For each part of each question below, copy and paste the code cell(s) provided into your Quarto document. Run and analyze the output. Then, answer the questions.

Question 1

Grouping by one variable.

For this question, you will work with the following dataset called df_1. The tibble() function creates the data frame (the tibble object) df_1 with two variables: member and hours. The following code is already included in your lab document.

df_1 <- tibble(
  member = c("A", "B", "B", "A", "B"),
  hours  = c(10, 5, 2, 7, 6)
)

df_1

What does the following pipeline do? Run it and analyze the result and articulate in words what arrange() does.

df_1 |>
  arrange(member)

What does the following pipeline do? Run it and analyze the result and articulate in words what group_by() does.

df_1 |>
  group_by(member)

Render, commit, and push your changes to GitHub with the commit message “Added answer for Q1, parts a and b”.

Make sure to commit and push all changed files so that your Git pane is empty afterward.

Run the following code cell and analyze the result.
- How many rows does the output have?
- How many columns does the output have?
- Is the output grouped? If so, how many groups does it have?

df_1 |>
  group_by(member) |>
  summarize(total_hours = sum(hours))

Tip

A visual representation of what group_by() does — A visual representation of what `group_by()` does

Run the following code cell and analyze the result.
- How many rows does the output have?
- How many columns does the output have?
- Is the output grouped? If so, how many groups does it have?

df_1 |>
  summarize(total_hours = sum(hours))

Render, commit, and push your changes to GitHub with the commit message “Finished Q1”.

Make sure to commit and push all changed files so that your Git pane is empty afterward.

Question 2

Grouping by two variables.

For this question, you will work with the following dataset called df_2. The tibble() function creates the data frame (the tibble object) df_2 with three variables: shift, member and hours. The following code is already included in your lab document.

df_2 <- tibble(
  shift  = c("day", "day", "night", "day", "night", "day", "night", "night", "day", "night"),
  member = c("A", "B", "B", "A", "B", "B", "B", "A", "A", "B"),
  hours  = c(10, 5, 2, 7, 6, 5, 4, 2, 3, 5)
)

df_2

How many levels does member have? How many levels does shifthave?

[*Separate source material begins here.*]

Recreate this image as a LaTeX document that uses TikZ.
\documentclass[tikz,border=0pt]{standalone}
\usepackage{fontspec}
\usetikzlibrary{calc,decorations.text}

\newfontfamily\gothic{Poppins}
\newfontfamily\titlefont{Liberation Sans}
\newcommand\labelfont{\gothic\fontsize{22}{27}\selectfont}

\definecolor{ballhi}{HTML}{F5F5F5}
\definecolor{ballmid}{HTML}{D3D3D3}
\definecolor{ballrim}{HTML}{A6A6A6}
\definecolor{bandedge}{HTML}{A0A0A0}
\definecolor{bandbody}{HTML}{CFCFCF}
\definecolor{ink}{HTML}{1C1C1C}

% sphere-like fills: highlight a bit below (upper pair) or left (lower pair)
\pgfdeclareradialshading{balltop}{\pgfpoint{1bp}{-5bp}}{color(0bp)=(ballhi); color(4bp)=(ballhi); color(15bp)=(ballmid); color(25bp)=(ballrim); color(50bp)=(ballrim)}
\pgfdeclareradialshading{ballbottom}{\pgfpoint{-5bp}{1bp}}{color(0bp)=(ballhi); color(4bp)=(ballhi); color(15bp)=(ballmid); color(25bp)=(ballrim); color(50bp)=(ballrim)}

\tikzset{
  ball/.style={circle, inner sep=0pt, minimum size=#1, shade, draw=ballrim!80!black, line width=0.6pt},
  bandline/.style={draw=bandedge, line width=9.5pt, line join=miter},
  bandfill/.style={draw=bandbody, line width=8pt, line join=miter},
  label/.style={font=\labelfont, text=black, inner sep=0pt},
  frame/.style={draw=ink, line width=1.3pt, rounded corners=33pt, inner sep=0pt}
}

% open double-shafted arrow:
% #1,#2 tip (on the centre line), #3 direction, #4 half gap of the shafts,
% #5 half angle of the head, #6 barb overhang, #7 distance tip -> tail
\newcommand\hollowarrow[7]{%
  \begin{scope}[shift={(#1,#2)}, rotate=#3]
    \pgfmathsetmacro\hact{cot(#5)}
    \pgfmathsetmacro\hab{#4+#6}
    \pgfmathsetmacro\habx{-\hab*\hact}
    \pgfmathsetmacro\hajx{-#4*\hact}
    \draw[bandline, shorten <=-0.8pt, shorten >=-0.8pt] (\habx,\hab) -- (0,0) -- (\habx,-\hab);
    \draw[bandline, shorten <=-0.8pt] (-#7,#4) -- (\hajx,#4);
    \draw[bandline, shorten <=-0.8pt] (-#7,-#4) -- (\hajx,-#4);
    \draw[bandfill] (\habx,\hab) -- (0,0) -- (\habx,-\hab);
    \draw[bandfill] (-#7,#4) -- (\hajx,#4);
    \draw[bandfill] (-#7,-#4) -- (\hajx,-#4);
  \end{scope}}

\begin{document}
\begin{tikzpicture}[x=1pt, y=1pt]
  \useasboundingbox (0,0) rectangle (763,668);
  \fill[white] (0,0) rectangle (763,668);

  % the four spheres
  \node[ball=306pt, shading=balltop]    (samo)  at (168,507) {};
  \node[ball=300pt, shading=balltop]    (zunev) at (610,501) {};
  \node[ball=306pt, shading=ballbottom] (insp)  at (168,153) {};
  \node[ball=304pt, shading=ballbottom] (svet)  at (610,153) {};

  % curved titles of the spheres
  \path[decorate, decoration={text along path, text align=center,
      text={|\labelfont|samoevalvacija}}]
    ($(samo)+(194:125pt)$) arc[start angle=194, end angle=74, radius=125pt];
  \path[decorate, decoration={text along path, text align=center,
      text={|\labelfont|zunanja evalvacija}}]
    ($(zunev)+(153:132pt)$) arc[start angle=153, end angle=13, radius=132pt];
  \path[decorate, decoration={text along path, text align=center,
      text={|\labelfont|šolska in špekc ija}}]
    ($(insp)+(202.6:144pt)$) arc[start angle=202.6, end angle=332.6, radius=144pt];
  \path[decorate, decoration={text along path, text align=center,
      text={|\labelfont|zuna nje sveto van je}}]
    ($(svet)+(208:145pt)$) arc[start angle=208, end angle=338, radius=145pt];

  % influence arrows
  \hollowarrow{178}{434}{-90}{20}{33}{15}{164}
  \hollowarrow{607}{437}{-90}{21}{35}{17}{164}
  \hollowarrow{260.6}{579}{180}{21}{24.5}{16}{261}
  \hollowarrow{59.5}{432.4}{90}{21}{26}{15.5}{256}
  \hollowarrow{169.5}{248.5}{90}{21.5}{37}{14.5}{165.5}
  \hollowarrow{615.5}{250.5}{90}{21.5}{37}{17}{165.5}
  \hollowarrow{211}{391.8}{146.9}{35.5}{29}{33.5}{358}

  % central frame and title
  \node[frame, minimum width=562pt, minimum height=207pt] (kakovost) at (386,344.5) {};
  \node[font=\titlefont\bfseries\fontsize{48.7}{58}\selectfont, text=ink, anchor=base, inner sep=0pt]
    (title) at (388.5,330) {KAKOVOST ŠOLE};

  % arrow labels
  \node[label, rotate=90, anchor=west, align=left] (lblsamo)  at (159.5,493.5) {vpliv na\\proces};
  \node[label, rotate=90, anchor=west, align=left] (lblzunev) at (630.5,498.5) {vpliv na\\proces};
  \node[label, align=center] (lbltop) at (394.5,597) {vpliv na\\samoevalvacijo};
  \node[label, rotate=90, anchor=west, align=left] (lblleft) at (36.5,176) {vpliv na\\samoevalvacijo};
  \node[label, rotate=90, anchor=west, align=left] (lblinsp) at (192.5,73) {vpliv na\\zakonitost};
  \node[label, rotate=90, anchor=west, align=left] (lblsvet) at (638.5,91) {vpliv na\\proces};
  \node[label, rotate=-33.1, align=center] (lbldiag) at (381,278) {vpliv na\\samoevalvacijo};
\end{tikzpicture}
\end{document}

How many possible combinations are there of the levels of member and shift?
Run the following code cell and analyze the result.
- How many rows does the output have?
- How many columns does the output have?
- Is the output grouped? If so, how many groups does it have?
- What does the message mean?

df_2 |>
  group_by(shift, member) |>
  summarize(mean_hours = mean(hours))

Run the following code cell and analyze the result.
- How many rows does the output have?
- How many columns does the output have?
- Is the output grouped? If so, how many groups does it have?

df_2 |>
  group_by(shift, member) |>
  summarize(mean_hours = mean(hours), .groups = "drop")

In the following code cell, we add one more step to the data pipelines from the previous two parts. The new step uses slice_head(n = 1), which is designed to give the first row of the output. Run each and analyze the result. You will notice the results are different. Why?

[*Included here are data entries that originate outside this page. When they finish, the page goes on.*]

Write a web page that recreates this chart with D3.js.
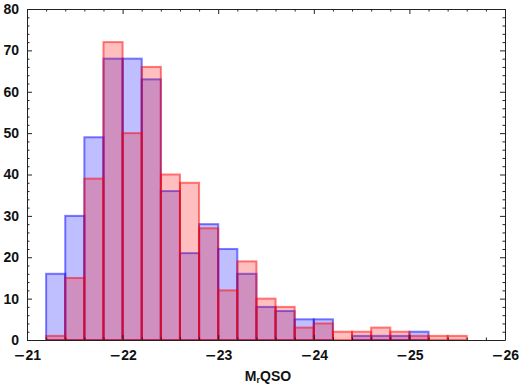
<!DOCTYPE html>
<html>
<head>
<meta charset="utf-8">
<script src="https://cdn.jsdelivr.net/npm/d3@7"></script>
<style>
  body { margin: 0; background: #fff; }
  .tick text { font-family: "Liberation Sans", Arial, sans-serif; font-weight: bold; font-size: 14px; fill: #111; }
  .tick text .minus { font-family: "DejaVu Sans", sans-serif; font-weight: bold; }
  .axis path, .axis line { stroke: #222; }
</style>
</head>
<body>
<script>
// histogram bins (left edges), width 0.2 mag
var binStart = [-21.2, -21.4, -21.6, -21.8, -22.0, -22.2, -22.4, -22.6, -22.8, -23.0, -23.2,
                -23.4, -23.6, -23.8, -24.0, -24.2, -24.4, -24.6, -24.8, -25.0, -25.2, -25.4];
var binWidth = 0.2;
var blueCounts = [16, 30, 49, 68, 68, 63, 36, 21, 28, 22, 16, 8, 7, 5, 5, 0, 1, 1, 1, 2, 0, 0];
var redCounts  = [1, 15, 39, 72, 50, 66, 40, 38, 27, 12, 19, 10, 8, 3, 4, 2, 2, 3, 2, 1, 1, 1];
var xTicks = [-21, -22, -23, -24, -25, -26];
var yTicks = [0, 10, 20, 30, 40, 50, 60, 70, 80];

var w = 523, h = 385;
var mLeft = 27, mRight = 505, mTop = 9, mBottom = 340;

var svg = d3.select("body").append("svg").attr("width", w).attr("height", h);

var x = d3.scaleLinear().domain([-21, -26]).range([mLeft, mRight]);
var y = d3.scaleLinear().domain([0, 80]).range([mBottom, mTop]);

function drawSeries(counts, col) {
  var data = binStart.map(function(s, i) { return {x0: s, x1: s - binWidth, n: counts[i]}; })
    .filter(function(d) { return d.n > 0; });
  svg.append("g").selectAll("rect").data(data).enter().append("rect")
    .attr("x", function(d) { return x(d.x0); })
    .attr("width", function(d) { return x(d.x1) - x(d.x0); })
    .attr("y", function(d) { return y(d.n); })
    .attr("height", function(d) { return y(0) - y(d.n); })
    .attr("fill", col)
    .attr("fill-opacity", 0.25)
    .attr("stroke", col)
    .attr("stroke-opacity", 0.5)
    .attr("stroke-width", 2);
}

drawSeries(blueCounts, "#0000ff");
drawSeries(redCounts, "#ff0000");

// minor ticks every 0.2 mag and every 2 counts
var xMinor = d3.range(-21, -26.01, -0.2).filter(function(v) { return Math.abs(v - Math.round(v)) > 1e-6; });
var yMinor = d3.range(0, 80.01, 2).filter(function(v) { return v % 10 !== 0; });

function axes(mk, scale, tr, major, minor, labels, pad) {
  var g = svg.append("g").attr("class", "axis").attr("transform", tr);
  g.call(mk(scale).tickValues(major).tickSizeInner(-5).tickSizeOuter(0).tickPadding(pad)
    .tickFormat(labels ? String : function() { return ""; }));
  var m = svg.append("g").attr("class", "axis").attr("transform", tr);
  m.call(mk(scale).tickValues(minor).tickSizeInner(-2.5).tickSizeOuter(0)
    .tickFormat(function() { return ""; }));
  m.select(".domain").remove();
  return g;
}

var xa = axes(d3.axisBottom, x, "translate(0," + mBottom + ")", xTicks, xMinor, true, 10);
axes(d3.axisTop, x, "translate(0," + mTop + ")", xTicks, xMinor, false, 3);
axes(d3.axisLeft, y, "translate(" + mLeft + ",0)", yTicks, yMinor, true, 8);
axes(d3.axisRight, y, "translate(" + mRight + ",0)", yTicks, yMinor, false, 3);

// long minus like the original
xa.selectAll(".tick text").each(function(d) {
  var t = d3.select(this).text("");
  t.append("tspan").attr("class", "minus").text("\u2212");
  t.append("tspan").text(Math.abs(d));
});

svg.append("text")
  .attr("x", 268).attr("y", 381)
  .attr("text-anchor", "middle")
  .style("font-family", "Liberation Sans, Arial, sans-serif")
  .style("font-weight", "bold").style("font-size", "14px").style("fill", "#111")
  .html('M<tspan dy="2" font-size="9px">r</tspan><tspan dy="-2">QSO</tspan>');
</script>
</body>
</html>
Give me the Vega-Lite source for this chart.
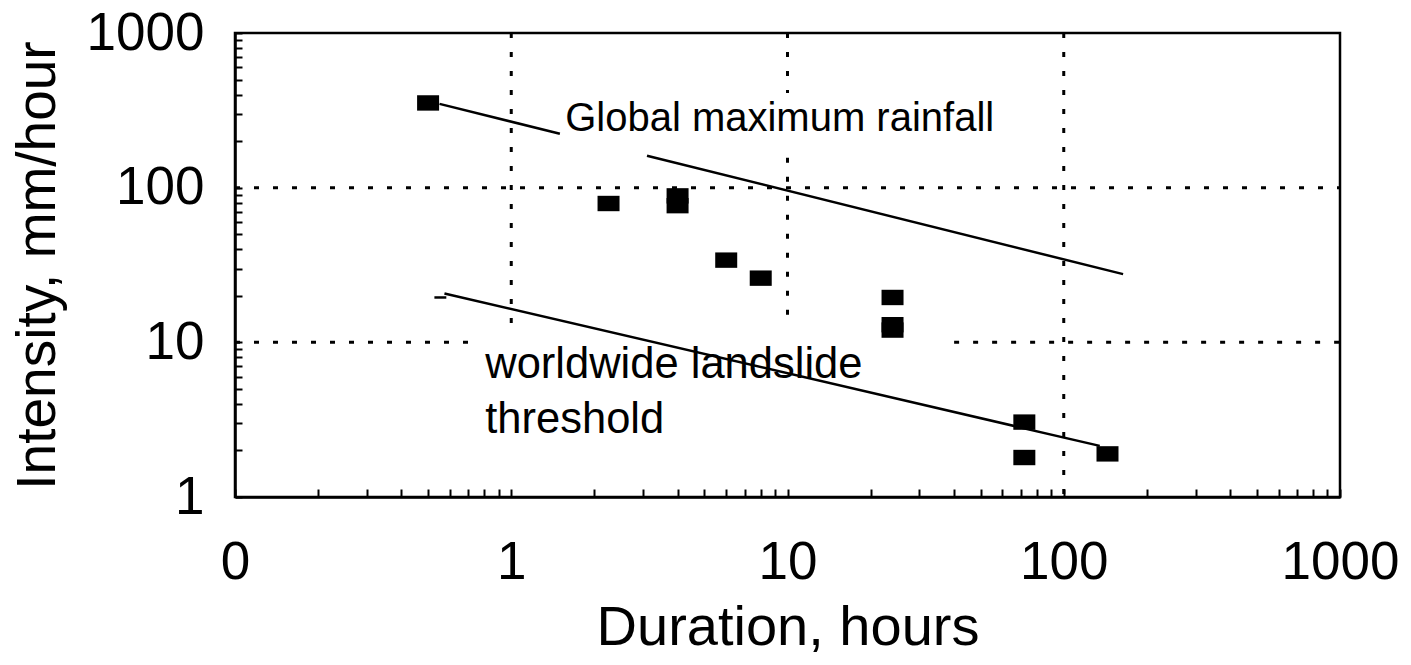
{
  "$schema": "https://vega.github.io/schema/vega-lite/v6.json",
  "width": 1105,
  "height": 464,
  "autosize": {"type": "none"},
  "padding": {"left": 235, "top": 33, "right": 71, "bottom": 168},
  "background": "white",
  "config": {
    "view": {"stroke": "black", "strokeWidth": 2.5},
    "font": "Liberation Sans"
  },
  "datasets": {
    "grid": [
      {"x": 1, "x2": 1, "y": 1000, "y2": 12.5},
      {"x": 10, "x2": 10, "y": 1000, "y2": 410},
      {"x": 10, "x2": 10, "y": 156, "y2": 12.5},
      {"x": 100, "x2": 100, "y": 1000, "y2": 1},
      {"x": 0.1, "x2": 1000, "y": 100, "y2": 100},
      {"x": 0.1, "x2": 0.753, "y": 10, "y2": 10},
      {"x": 40.1, "x2": 1000, "y": 10, "y2": 10}
    ],
    "lines": [
      {"s": "g1", "x": 0.55, "y": 348},
      {"s": "g1", "x": 1.5, "y": 223},
      {"s": "g2", "x": 3.1, "y": 161},
      {"s": "g2", "x": 164, "y": 27.6},
      {"s": "t", "x": 0.573, "y": 20.7},
      {"s": "t", "x": 135, "y": 2.14},
      {"s": "d", "x": 0.527, "y": 19.5},
      {"s": "d", "x": 0.582, "y": 19.5}
    ],
    "points": [
      {"x": 0.5, "y": 353},
      {"x": 2.25, "y": 79},
      {"x": 4, "y": 88.5},
      {"x": 4, "y": 76.5},
      {"x": 6, "y": 34},
      {"x": 8, "y": 26},
      {"x": 24, "y": 19.5},
      {"x": 24, "y": 13},
      {"x": 24, "y": 12},
      {"x": 72, "y": 3.05},
      {"x": 72, "y": 1.8},
      {"x": 144, "y": 1.9}
    ],
    "labelGlobal": [
      {"x": 1.567, "y": 233, "label": "Global maximum rainfall"}
    ],
    "labelThreshold": [
      {"x": 0.805, "y": 5.86, "label": "worldwide landslide"},
      {"x": 0.805, "y": 2.59, "label": "threshold"}
    ]
  },
  "encoding": {
    "x": {
      "field": "x", "type": "quantitative",
      "scale": {"type": "log", "domain": [0.1, 1000], "nice": false, "zero": false},
      "axis": {
        "title": "Duration, hours",
        "values": [0.1,0.2,0.3,0.4,0.5,0.6,0.7,0.8,0.9,1,2,3,4,5,6,7,8,9,10,20,30,40,50,60,70,80,90,100,200,300,400,500,600,700,800,900,1000],
        "labelExpr": "abs(log(datum.value)/LN10 - round(log(datum.value)/LN10)) > 0.0001 ? '' : (datum.value < 0.5 ? '0' : format(datum.value, 'd'))",
        "grid": false,
        "tickSize": -8, "tickWidth": 2, "tickColor": "black",
        "domainColor": "black", "domainWidth": 2.5,
        "labelFont": "Liberation Sans", "labelFontSize": 53, "labelColor": "black",
        "labelPadding": 47, "labelFlush": false, "labelOverlap": false,
        "titleFont": "Liberation Sans", "titleFontSize": 56, "titleFontWeight": "normal",
        "titleColor": "black", "titlePadding": 11
      }
    },
    "y": {
      "field": "y", "type": "quantitative",
      "scale": {"type": "log", "domain": [1, 1000], "nice": false, "zero": false},
      "axis": {
        "title": "Intensity, mm/hour",
        "values": [1,2,3,4,5,6,7,8,9,10,20,30,40,50,60,70,80,90,100,200,300,400,500,600,700,800,900,1000],
        "labelExpr": "abs(log(datum.value)/LN10 - round(log(datum.value)/LN10)) > 0.0001 ? '' : format(datum.value, 'd')",
        "grid": false,
        "tickSize": -7, "tickWidth": 2, "tickColor": "black",
        "domainColor": "black", "domainWidth": 2.5,
        "labelFont": "Liberation Sans", "labelFontSize": 53, "labelColor": "black",
        "labelPadding": 38, "labelFlush": false, "labelOverlap": false,
        "titleFont": "Liberation Sans", "titleFontSize": 55, "titleFontWeight": "normal",
        "titleColor": "black", "titlePadding": 20
      }
    }
  },
  "layer": [
    {
      "data": {"name": "grid"},
      "mark": {"type": "rule", "color": "black", "strokeWidth": 3, "strokeDash": [5, 14]},
      "encoding": {
        "x2": {"field": "x2"},
        "y2": {"field": "y2"}
      }
    },
    {
      "data": {"name": "lines"},
      "mark": {"type": "line", "color": "black", "strokeWidth": 2.5},
      "encoding": {
        "detail": {"field": "s"}
      }
    },
    {
      "data": {"name": "labelGlobal"},
      "mark": {"type": "text", "align": "left", "baseline": "alphabetic", "fontSize": 40, "font": "Liberation Sans", "color": "black"},
      "encoding": {
        "text": {"field": "label"}
      }
    },
    {
      "data": {"name": "labelThreshold"},
      "mark": {"type": "text", "align": "left", "baseline": "alphabetic", "fontSize": 43.5, "font": "Liberation Sans", "color": "black"},
      "encoding": {
        "text": {"field": "label"}
      }
    },
    {
      "data": {"name": "points"},
      "mark": {"type": "point", "shape": "M-1,-0.7H1V0.7H-1Z", "size": 484, "filled": true, "color": "black", "opacity": 1, "strokeWidth": 0}
    }
  ]
}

# pipeline from part b + slice_head()
df_2 |>
  group_by(shift, member) |>
  summarize(mean_hours = mean(hours)) |>
  slice_head(n = 1)

# pipeline from part c + slice_head()
df_2 |>
  group_by(shift, member) |>
  summarize(mean_hours = mean(hours), .groups = "drop") |>
  slice_head(n = 1)

Run the following code cell and analyze the result.
- How many rows does the output have?
- How many columns does the output have?
- Is the output grouped? If so, how many groups does it have?
- Articulate the difference between summarize() and mutate().

df_2 |>
  group_by(shift, member) |>
  mutate(mean_hours = mean(hours)) |>
  arrange(shift, member)

Render, commit, and push your changes to GitHub with a meaningful commit message.

Wrap-up

Warning

Before you wrap up the assignment, make sure that you render, commit, and push one final time so that the final versions of both your .qmd file and the rendered PDF are pushed to GitHub and your Git pane is empty. We will be checking these to make sure you have been practicing how to commit and push changes.

Submission

Submit your PDF document to Gradescope by the end of the lab to be considered “on time”:

Go to http://www.gradescope.com and click Log in in the top right corner.
Click School Credentials \(\rightarrow\) Duke NetID and log in using your NetID credentials.
Click on your STA 199 course.
Click on the assignment, and you’ll be prompted to submit it.
Mark all the pages associated with question. All the pages of your lab should be associated with at least one question (i.e., should be “checked”).

Checklist

Make sure you have:

attempted all questions
rendered your Quarto document
committed and pushed everything to your GitHub repository such that the Git pane in RStudio is empty
uploaded your PDF to Gradescope

Grading and feedback

This lab is worth 30 points:
- 10 points for being in lab and turning in something – no partial credit for this part.
- 20 points for:
  - answering the questions correctly – there is partial credit for this part.
  - following the workflow – there is partial credit for this part.
The workflow points are for:
- committing at least three times as you work through your lab,
- having your final version of .qmd and .pdf files in your GitHub repository, and
- overall organization.
You’ll receive feedback on your lab on Gradescope within a week.

Good luck, and have fun with it!

Footnotes

Remember, haikus not novellas when writing code!↩︎